* **Available records**

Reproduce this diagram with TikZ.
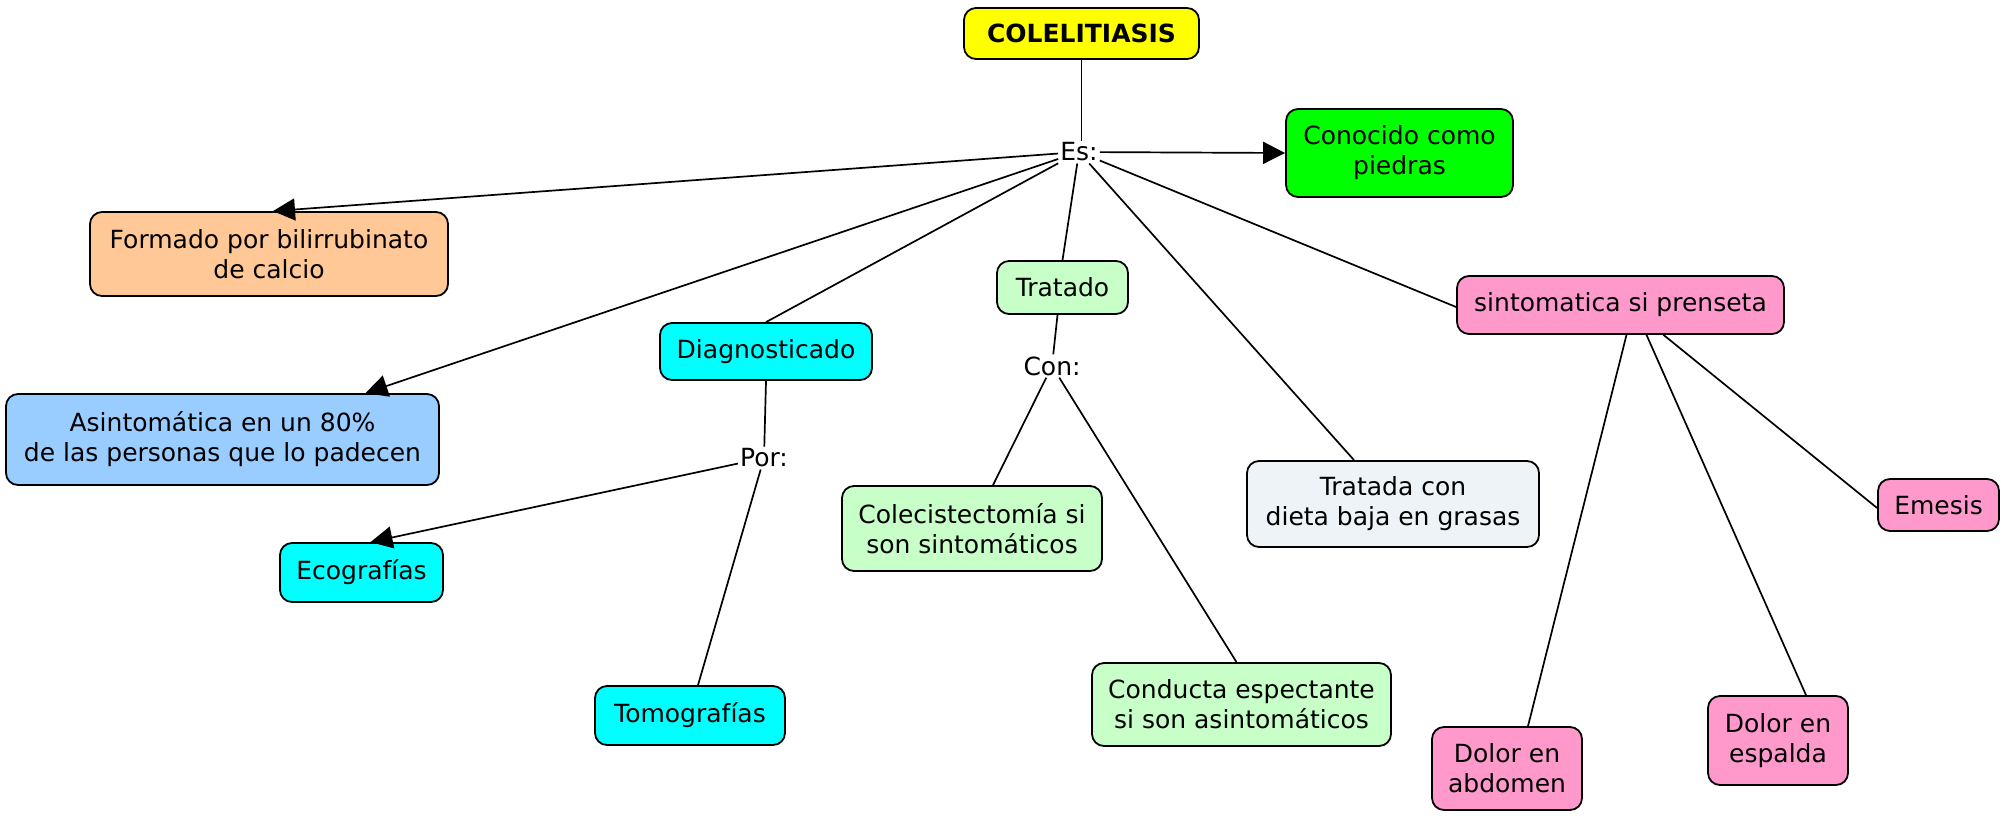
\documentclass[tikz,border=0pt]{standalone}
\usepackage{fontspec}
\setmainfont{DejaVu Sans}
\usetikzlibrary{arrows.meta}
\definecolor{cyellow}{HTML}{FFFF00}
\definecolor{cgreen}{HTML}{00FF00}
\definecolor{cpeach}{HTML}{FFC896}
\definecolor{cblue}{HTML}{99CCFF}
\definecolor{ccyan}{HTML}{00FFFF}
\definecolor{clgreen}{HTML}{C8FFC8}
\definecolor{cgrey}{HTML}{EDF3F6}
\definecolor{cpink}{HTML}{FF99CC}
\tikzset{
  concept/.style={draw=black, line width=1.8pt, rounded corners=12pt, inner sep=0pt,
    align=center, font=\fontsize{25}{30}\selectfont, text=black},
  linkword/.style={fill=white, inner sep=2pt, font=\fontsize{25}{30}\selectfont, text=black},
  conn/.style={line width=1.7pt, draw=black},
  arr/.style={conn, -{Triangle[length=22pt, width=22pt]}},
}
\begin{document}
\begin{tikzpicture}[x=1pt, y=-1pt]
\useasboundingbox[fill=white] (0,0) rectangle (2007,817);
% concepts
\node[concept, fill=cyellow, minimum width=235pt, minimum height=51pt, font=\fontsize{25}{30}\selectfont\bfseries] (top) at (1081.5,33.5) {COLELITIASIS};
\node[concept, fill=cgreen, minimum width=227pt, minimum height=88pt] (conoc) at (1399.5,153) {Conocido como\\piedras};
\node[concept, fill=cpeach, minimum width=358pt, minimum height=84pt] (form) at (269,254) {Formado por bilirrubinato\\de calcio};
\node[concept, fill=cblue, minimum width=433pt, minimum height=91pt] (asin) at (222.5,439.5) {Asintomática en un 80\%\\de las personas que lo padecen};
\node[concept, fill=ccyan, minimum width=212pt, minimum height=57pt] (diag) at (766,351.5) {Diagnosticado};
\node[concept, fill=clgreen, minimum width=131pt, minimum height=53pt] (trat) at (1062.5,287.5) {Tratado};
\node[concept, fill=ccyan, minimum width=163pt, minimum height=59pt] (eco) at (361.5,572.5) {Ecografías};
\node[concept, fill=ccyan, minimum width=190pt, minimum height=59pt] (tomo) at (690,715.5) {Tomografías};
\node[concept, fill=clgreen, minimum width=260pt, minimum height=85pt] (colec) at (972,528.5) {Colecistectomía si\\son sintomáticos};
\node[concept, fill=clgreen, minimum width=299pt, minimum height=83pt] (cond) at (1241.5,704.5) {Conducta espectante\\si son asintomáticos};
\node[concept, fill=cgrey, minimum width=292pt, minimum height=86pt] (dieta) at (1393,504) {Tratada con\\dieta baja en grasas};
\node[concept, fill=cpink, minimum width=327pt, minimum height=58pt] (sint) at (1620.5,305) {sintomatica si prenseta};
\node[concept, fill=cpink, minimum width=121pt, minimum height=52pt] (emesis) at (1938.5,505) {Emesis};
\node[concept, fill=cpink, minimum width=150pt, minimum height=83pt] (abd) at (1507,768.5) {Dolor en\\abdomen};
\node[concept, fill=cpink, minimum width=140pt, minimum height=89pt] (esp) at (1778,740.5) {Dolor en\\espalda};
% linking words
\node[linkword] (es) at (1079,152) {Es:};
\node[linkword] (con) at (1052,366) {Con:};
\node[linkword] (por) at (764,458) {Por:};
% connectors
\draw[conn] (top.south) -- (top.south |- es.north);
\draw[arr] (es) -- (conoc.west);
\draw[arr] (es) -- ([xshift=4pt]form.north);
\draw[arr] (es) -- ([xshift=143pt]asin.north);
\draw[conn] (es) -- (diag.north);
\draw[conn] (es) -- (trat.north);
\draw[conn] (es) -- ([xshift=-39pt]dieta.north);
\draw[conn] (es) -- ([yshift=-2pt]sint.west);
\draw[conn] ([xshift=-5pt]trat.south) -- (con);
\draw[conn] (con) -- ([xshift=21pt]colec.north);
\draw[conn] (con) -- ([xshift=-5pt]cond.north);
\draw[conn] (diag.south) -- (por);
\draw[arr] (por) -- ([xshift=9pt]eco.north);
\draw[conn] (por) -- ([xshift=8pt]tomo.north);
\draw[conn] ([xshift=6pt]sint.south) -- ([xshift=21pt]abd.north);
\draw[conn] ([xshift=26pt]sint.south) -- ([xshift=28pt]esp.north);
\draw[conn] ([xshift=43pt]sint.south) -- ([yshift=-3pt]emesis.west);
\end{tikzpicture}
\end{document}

---

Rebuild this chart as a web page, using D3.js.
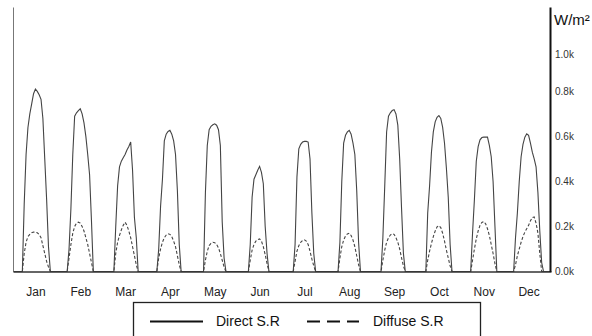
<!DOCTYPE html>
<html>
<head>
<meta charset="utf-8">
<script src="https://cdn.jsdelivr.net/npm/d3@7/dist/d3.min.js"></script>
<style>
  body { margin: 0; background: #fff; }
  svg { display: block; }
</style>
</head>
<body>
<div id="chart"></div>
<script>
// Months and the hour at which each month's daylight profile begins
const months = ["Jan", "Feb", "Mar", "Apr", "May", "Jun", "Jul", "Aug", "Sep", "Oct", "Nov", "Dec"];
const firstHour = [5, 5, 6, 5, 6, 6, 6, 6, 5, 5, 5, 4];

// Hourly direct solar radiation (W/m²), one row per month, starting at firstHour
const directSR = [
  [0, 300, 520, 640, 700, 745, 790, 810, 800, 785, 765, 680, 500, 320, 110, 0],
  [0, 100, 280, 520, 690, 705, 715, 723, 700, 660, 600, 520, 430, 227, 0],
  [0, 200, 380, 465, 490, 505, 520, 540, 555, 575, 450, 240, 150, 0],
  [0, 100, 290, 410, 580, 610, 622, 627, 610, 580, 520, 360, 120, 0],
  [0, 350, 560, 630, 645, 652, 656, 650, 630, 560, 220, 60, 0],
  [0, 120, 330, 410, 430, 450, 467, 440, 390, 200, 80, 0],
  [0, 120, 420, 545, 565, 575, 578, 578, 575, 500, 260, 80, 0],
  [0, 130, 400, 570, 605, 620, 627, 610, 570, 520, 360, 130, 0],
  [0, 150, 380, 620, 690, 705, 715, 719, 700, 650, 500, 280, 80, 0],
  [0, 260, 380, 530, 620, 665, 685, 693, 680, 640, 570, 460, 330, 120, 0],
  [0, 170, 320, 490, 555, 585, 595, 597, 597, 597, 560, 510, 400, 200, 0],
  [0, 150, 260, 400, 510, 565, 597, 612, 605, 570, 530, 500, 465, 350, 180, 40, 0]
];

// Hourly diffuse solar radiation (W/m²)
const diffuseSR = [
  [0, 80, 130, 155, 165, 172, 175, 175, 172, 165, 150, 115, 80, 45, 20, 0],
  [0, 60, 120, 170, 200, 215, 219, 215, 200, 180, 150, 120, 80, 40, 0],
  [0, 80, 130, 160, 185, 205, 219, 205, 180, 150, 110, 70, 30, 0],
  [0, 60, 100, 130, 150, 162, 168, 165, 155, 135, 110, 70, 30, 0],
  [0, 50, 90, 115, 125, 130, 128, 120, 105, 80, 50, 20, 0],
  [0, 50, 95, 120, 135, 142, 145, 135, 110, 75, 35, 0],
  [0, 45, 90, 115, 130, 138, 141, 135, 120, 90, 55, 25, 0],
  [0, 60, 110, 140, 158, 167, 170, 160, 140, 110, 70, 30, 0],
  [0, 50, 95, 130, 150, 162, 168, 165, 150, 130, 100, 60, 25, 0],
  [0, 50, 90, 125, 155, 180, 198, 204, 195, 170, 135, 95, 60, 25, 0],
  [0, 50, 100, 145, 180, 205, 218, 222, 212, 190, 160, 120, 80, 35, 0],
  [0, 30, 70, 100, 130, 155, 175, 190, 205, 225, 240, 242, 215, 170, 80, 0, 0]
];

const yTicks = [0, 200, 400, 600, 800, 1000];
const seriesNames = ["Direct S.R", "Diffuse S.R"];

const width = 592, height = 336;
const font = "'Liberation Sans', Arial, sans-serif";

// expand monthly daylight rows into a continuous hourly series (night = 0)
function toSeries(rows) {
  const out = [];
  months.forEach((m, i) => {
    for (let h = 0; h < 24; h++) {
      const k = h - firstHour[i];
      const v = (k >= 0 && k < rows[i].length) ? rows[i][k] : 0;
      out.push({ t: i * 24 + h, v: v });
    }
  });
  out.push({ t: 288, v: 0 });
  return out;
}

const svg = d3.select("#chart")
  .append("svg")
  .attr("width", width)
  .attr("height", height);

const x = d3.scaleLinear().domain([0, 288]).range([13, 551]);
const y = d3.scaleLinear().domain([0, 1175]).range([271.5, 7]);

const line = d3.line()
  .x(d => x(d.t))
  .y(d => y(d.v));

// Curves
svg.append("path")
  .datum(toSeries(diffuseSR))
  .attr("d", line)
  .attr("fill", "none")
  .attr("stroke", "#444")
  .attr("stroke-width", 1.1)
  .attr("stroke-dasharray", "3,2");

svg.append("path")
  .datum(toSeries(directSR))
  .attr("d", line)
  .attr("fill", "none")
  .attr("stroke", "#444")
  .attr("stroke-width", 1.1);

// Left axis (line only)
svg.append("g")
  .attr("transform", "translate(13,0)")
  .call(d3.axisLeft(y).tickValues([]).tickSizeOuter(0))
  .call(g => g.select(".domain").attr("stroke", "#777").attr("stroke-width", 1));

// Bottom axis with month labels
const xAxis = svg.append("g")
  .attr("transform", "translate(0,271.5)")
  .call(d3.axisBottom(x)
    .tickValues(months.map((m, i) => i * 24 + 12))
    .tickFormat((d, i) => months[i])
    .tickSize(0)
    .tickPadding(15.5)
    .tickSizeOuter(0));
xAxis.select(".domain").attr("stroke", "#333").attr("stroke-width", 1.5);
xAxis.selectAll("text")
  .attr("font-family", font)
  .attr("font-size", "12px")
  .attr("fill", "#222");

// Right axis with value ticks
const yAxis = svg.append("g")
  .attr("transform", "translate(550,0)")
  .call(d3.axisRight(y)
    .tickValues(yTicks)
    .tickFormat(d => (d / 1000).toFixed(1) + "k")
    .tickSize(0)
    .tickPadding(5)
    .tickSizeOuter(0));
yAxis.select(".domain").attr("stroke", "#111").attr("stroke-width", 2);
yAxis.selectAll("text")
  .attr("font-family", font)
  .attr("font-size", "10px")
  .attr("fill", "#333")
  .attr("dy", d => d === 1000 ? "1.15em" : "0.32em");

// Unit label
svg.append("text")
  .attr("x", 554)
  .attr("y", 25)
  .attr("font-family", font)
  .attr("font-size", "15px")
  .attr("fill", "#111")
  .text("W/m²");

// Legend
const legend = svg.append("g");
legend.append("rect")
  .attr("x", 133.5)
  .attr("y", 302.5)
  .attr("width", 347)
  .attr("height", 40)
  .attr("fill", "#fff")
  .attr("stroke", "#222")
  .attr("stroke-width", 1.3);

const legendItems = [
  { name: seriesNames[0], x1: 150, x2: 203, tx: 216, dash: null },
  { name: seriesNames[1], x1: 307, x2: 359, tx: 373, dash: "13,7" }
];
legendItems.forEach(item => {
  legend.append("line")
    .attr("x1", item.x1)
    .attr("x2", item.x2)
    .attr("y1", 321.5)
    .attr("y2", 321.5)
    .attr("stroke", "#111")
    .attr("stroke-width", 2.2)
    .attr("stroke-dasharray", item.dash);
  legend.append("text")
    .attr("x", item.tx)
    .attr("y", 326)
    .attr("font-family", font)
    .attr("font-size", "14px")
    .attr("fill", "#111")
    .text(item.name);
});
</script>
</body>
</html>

* * *

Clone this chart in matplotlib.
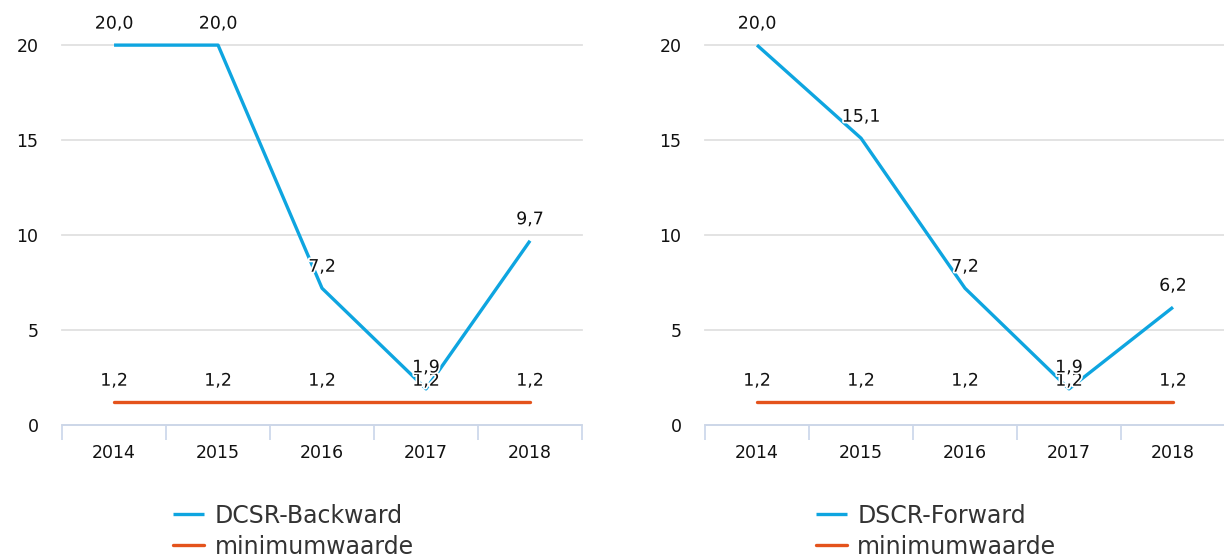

* **Exercise details**
Your task is to quote, unchanged, only the lines from the line bearing "Rebuild this chart" through the line bearing "6, 5, 5, 5, 4];"; the pictures are not part of the copy.

* **Output**
Rebuild this chart as a web page, using D3.js.
<!DOCTYPE html>
<html>
<head>
<meta charset="utf-8">
<script src="https://cdn.jsdelivr.net/npm/d3@7/dist/d3.min.js"></script>
<style>
  body { margin: 0; background: #fff; }
  svg { display: block; }
</style>
</head>
<body>
<div id="chart"></div>
<script>
// Months and the hour at which each month's daylight profile begins
const months = ["Jan", "Feb", "Mar", "Apr", "May", "Jun", "Jul", "Aug", "Sep", "Oct", "Nov", "Dec"];
const firstHour = [5, 5, 6, 5, 6, 6, 6, 6, 5, 5, 5, 4];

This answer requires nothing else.